We discuss a localization formula for certain integrals on odd-dimensional manifolds with boundaries, equipped with a Killing vector, and employ this to localize the regularised on-shell action of a large class of supersymmetric solutions of five dimensional minimal gauged supergravity. Specifically, we consider asymptotically AdS_5 solutions in the time-like class, in which the transverse Kähler foliation is assumed to be toric. We find that the background subtraction regularization method leads to an intriguing formula for the on-shell action, in terms of an analytic continuation of the Martelli-Sparks-Yau Sasakian volume. In particular, we show that the regularised on-shell action is a function of the toric data of an effective compact five-dimensional manifold, as well as of the supersymmetric Killing vector, outside the corresponding dual cone.

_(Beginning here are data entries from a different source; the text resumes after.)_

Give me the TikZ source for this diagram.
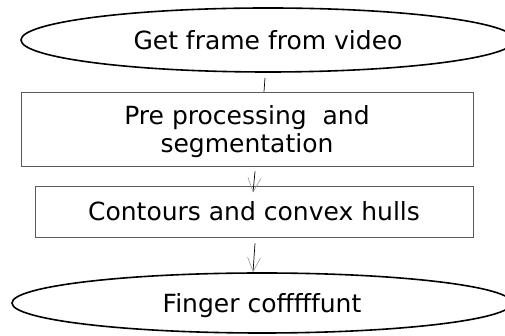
\documentclass[tikz,border=0pt]{standalone}
\usepackage{fontspec}
\setmainfont{DejaVu Sans}
\usepackage{tikz}
\usetikzlibrary{arrows.meta,positioning,calc,shapes.geometric}
\definecolor{BoxGrey}{HTML}{5A5A5A}
\definecolor{TipGrey}{HTML}{9A9A9A}

\begin{document}
\begin{tikzpicture}[x=1pt,y=1pt]
  \tikzset{endpoint/.style={draw=black,ellipse,line width=1.6pt,inner sep=0pt,
    font=\fontsize{25}{28}\selectfont},
    stepbox/.style={draw=BoxGrey,line width=0.9pt,rectangle,inner sep=0pt,
    align=center,font=\fontsize{25}{28}\selectfont},
    flow/.style={-{Straight Barb[length=14pt,width=13pt,color=TipGrey,line width=0.6pt]},
    black,line width=0.7pt}}
  \useasboundingbox (0,0) rectangle (505,336);
  \node[endpoint,minimum width=494,minimum height=64] (frame) at (268,296) {Get frame from video};
  \node[stepbox,minimum width=452,minimum height=74,text depth=0pt] (prep) at (247,207) {Pre processing\ \ and\\segmentation};
  \node[stepbox,minimum width=438,minimum height=51] (hulls) at (254,124.5) {Contours and convex hulls};
  \node[endpoint,minimum width=500,minimum height=60,text depth=0pt] (finger) at (262,33) {Finger cofffffunt};
  \draw[black,line width=0.7pt] ($(frame.south)+(-3,-5)$) -- ($(prep.north)+(17,0)$);
  \draw[flow] ($(prep.south)+(8,-5)$) -- ($(hulls.north)+(-1,-7)$);
  \draw[flow] ($(hulls.south)+(1,-6)$) -- ($(finger.north)+(-9,0)$);
\end{tikzpicture}
\end{document}
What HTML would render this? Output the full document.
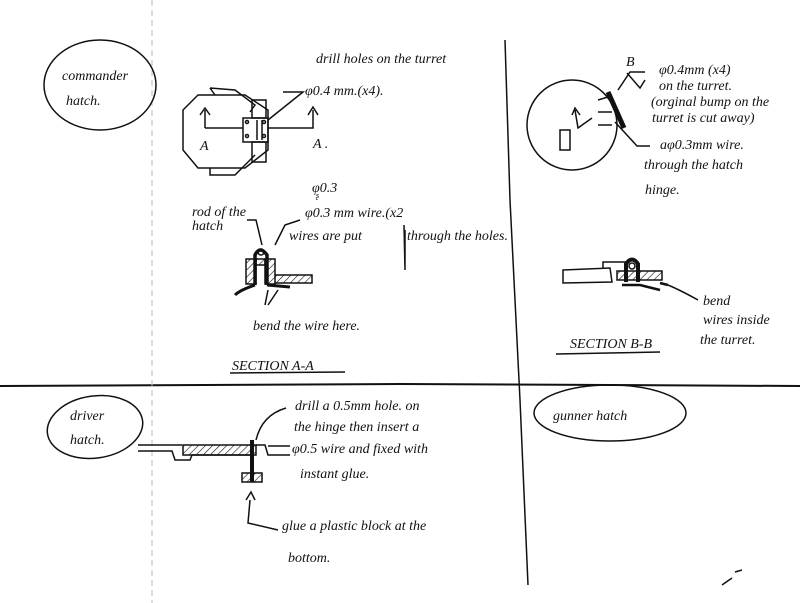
<!DOCTYPE html>
<html><head><meta charset="utf-8"><style>
html,body{margin:0;padding:0;background:#fff;}
svg{display:block}
text{font-family:"Liberation Serif",serif;font-style:italic;font-size:14px;fill:#111}
</style></head><body>
<svg width="800" height="603" viewBox="0 0 800 603" xmlns="http://www.w3.org/2000/svg">
<defs>
<pattern id="h" width="5" height="5" patternUnits="userSpaceOnUse" patternTransform="rotate(45)">
<line x1="0" y1="0" x2="0" y2="5" stroke="#111" stroke-width="1.2"/></pattern>
</defs>
<g fill="none" stroke="#111" stroke-width="1.5">
<!-- frame lines -->
<path d="M0 386 L400 384 L800 386" stroke-width="2"/>
<path d="M152 0 L152 603" stroke="#bbb" stroke-width="1" stroke-dasharray="6 4"/>
<path d="M505 40 L510 200 L520 400 L528 585"/>
<!-- commander -->
<ellipse cx="100" cy="85" rx="56" ry="45"/>
<path d="M198 95 L183 110 L183 150 L198 168 L245 168 L268 150 L268 110 L245 95 Z"/>
<path d="M210 88 L215 95 M210 88 L235 90 L255 105 L250 112 M210 168 L210 175 L235 175 L255 155"/>
<rect x="243" y="118" width="25" height="24"/>
<rect x="252" y="100" width="14" height="18"/>
<rect x="252" y="142" width="14" height="20"/>
<path d="M257 120 L257 140 M262 120 L262 140"/>
<circle cx="247" cy="122" r="1.5"/><circle cx="247" cy="136" r="1.5"/><circle cx="264" cy="122" r="1.5"/><circle cx="264" cy="136" r="1.5"/>
<path d="M205 128 L205 110 M200 115 L205 108 L210 115 M205 128 L243 128 M268 128 L313 128 L313 110 M308 115 L313 107 L318 115"/>
<path d="M283 92 L303 92 L268 120"/>
<!-- section A-A -->
<rect x="246" y="259" width="10" height="25" fill="url(#h)"/>
<rect x="265" y="259" width="10" height="25" fill="url(#h)"/>
<rect x="256" y="259" width="9" height="6" fill="url(#h)"/>
<path d="M275 275 L312 275 L312 283 L275 283" fill="url(#h)"/>
<path d="M255 285 L255 255 Q260 245 267 255 L267 285" stroke-width="3.5"/>
<circle cx="261" cy="252" r="3"/>
<path d="M255 285 Q240 290 235 295 M267 285 L290 287" stroke-width="3"/>
<path d="M247 220 L256 220 L262 245 M300 220 L285 225 L275 245"/>
<path d="M265 305 L268 290 M268 305 L278 290"/>
<path d="M404 225 L405 270 M405 230 L405 270"/>
<path d="M230 373 L345 372"/>
<!-- right top -->
<circle cx="572" cy="125" r="45"/>
<rect x="560" y="130" width="10" height="20"/>
<path d="M575 110 L578 128 L592 118 M572 115 L575 108 L580 115"/>
<path d="M598 100 L608 97 M598 112 L612 112 M598 125 L612 125"/>
<path d="M608 92 L624 128" stroke-width="5"/>
<path d="M645 72 L630 72 L618 90 M627 73 L640 88 L645 80 M615 122 L637 146 L650 146"/>
<path d="M556 354 L660 352"/>
<!-- section B-B -->
<path d="M563 270 L610 268 L612 282 L563 283 Z"/>
<path d="M603 268 L603 262 L628 262"/>
<rect x="617" y="271" width="45" height="9" fill="url(#h)"/>
<path d="M626 282 L626 264 Q632 255 638 264 L638 282" stroke-width="4"/>
<circle cx="632" cy="266" r="3"/>
<path d="M622 285 L640 285 L660 290 M660 283 L668 285" stroke-width="2.5"/>
<path d="M668 285 Q680 290 698 300"/>
<!-- driver -->
<ellipse cx="95" cy="427" rx="48" ry="31" transform="rotate(-8 95 427)"/>
<path d="M138 445 L182 445 M138 451 L172 451 L175 460 L190 460 L192 455 L250 455"/>
<rect x="183" y="445" width="73" height="10" fill="url(#h)"/>
<path d="M256 445 L265 445 L268 455 L290 455 M268 446 L290 446"/>
<rect x="242" y="473" width="20" height="9" fill="url(#h)"/>
<path d="M252 440 L252 482" stroke-width="4"/>
<path d="M286 408 Q262 415 256 440"/>
<path d="M250 500 L248 523 L278 530 M246 500 L251 492 L255 500"/>
<!-- gunner -->
<ellipse cx="610" cy="413" rx="76" ry="28"/>
<path d="M722 585 L732 578 M735 572 L742 570"/>
</g>
<g>
<text x="62" y="80">commander</text>
<text x="66" y="105">hatch.</text>
<text x="316" y="63">drill holes on the turret</text>
<text x="305" y="95">φ0.4 mm.(x4).</text>
<text x="200" y="150">A</text>
<text x="313" y="148">A .</text>
<text x="312" y="192">φ0.3</text>
<text x="315" y="202">ᶳ</text>
<text x="305" y="217">φ0.3 mm wire.(x2</text>
<text x="289" y="240">wires are put</text>
<text x="407" y="240">through the holes.</text>
<text x="192" y="216" font-size="12">rod of the</text>
<text x="192" y="230" font-size="12">hatch</text>
<text x="253" y="330">bend the wire here.</text>
<text x="232" y="370" font-size="13" font-style="normal">SECTION A-A</text>
<text x="626" y="66" font-size="13">B</text>
<text x="659" y="74">φ0.4mm (x4)</text>
<text x="659" y="90">on the turret.</text>
<text x="651" y="106" font-size="13">(orginal bump on the</text>
<text x="652" y="122" font-size="13">turret is cut away)</text>
<text x="660" y="149">aφ0.3mm wire.</text>
<text x="644" y="169">through the hatch</text>
<text x="645" y="194">hinge.</text>
<text x="703" y="305">bend</text>
<text x="703" y="324">wires inside</text>
<text x="700" y="344">the turret.</text>
<text x="570" y="348" font-size="13" font-style="normal">SECTION B-B</text>
<text x="70" y="420">driver</text>
<text x="70" y="444">hatch.</text>
<text x="295" y="410">drill a 0.5mm hole. on</text>
<text x="294" y="431">the hinge then insert a</text>
<text x="292" y="453">φ0.5 wire and fixed with</text>
<text x="300" y="478">instant glue.</text>
<text x="282" y="530">glue a plastic block at the</text>
<text x="288" y="562">bottom.</text>
<text x="553" y="420">gunner hatch</text>
</g>
</svg>
</body></html>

As our main example we provide a derivation of the well-known entropy function of supersymmetric and rotating black holes in AdS_5, using only topological data.

Figures (3)

• Figure 1: The two-dimensional polytope of $S^5$ obtained by cutting the first octant with the plane $\xi_i y_i=\frac{1}{2}$ and the three localization loci $L_a$. Notice that to have a compact polytope, the Reeb vector, which is the normal to the plane, must lie inside the octant.
• Figure 2: The two-dimensional polytopes of the Euclidean black hole and of AdS$_5$ are obtained by cutting the first octant, the polytope of $C(S^5)$, with the plane $\xi_i y_i=\frac{1}{2}$ where $\xi$ lies outside the octant itself. Different positions of the plane give different topologies. In the figure we are assuming that the components of $\xi$ are real. To obtain the complex geometry of the non-extremal Euclidean black holes an analytic continuation is needed.
• Figure 3: The two-dimensional polytope of the non-extremal $\mathbb{C}\text{BS}$ solution (on the left) and of the extremal solution (on the right). The latter is obtained by collapsing the segment corresponding to the compact divisor to a point.